Down goeth the wall; in and upon them then!

A fifteenth-century translation
of Vegetius’s
De Re Militari

‘This storm of war raised up against us by the people of England’

Jean Chartier,
Chronique de Charles VII

B
y March 1417 the king was gathering ships and troops. As before, many vessels were hired from the Low Countries; in addition a number of Venetian merchantmen were commandeered and, despite having lost so many carracks to the English, the Genoese also supplied some boats. Henry left London for Southampton at the end of April. There were the same massive preparations as in 1415. The assembly of men, livestock, food, tools, and weaponry, was, if anything, on a larger scale than before. The
Brut of England
speaks of ‘guns, trebuchets, engines, sows, bastilles, bridges of leather, scaling ladders, mauls, spades, shovels, picks, pavises, bows and arrows, bowstrings, shafts and pipes full of arrows’ and that ‘thither come to him ships laden with gunpowder’.
1
(Trebuchets were rock-throwing catapults, sows and bastilles were armoured shelters for attacking walls and siege-towers, while pavises were standing shields for protecting archers as they shot.) Probably as many as 12,000 men-at-arms and bowmen mustered, with perhaps 30,000 supernumaries – miners, engineers, armourers, farriers, gunners, masons (to make gunstones) etc. The fleet in which they were to embark numbered not less than 1,500 sail. The invasion was delayed until the late summer, till Lord Huntingdon had eliminated any danger from the Genoese carracks in France’s service; even then, the Earl of March was ordered to ‘skim the sea’ and guard against any further naval threat, though none would be forthcoming. The king had a healthy respect for warships. The embarkation began on 23 July. On 30 July his second armada set out for France. His own ship was distinguished by a mainsail of purple silk which bore the royal arms.

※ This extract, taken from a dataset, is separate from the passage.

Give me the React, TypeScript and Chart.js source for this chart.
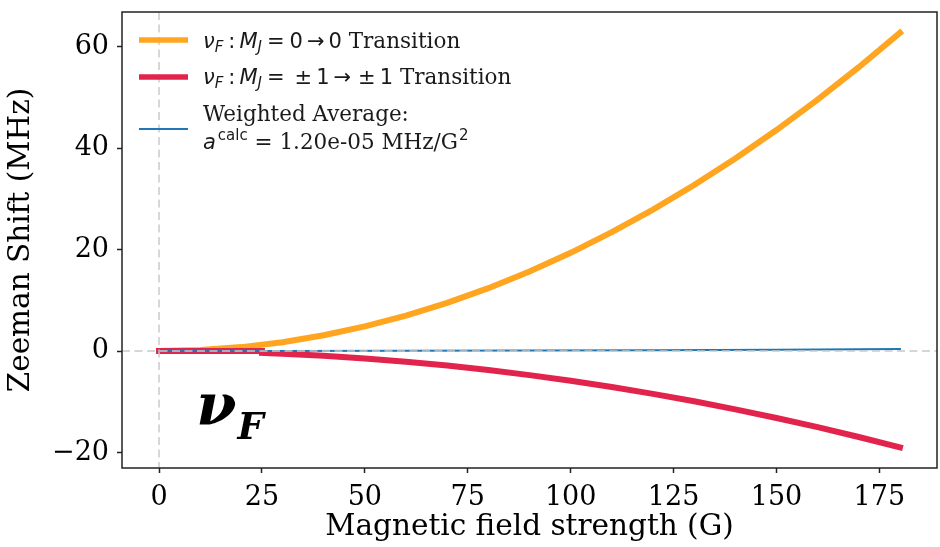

Henry intended not just to invade but to conquer Normandy – a full-scale Norman Conquest in reverse. The duchy was to be another Guyenne. Territory would be held by occupying strongholds – cities, towns or châteaux – at strategic key points. It was essential to reduce every one of these in the areas invaded since even a small enemy garrison behind the lines could, if led by a skilled commander, disrupt communications and supplies. The king must have had maps of a sort, although none have survived – otherwise he could never have planned the forthcoming campaigns with such brilliant precision.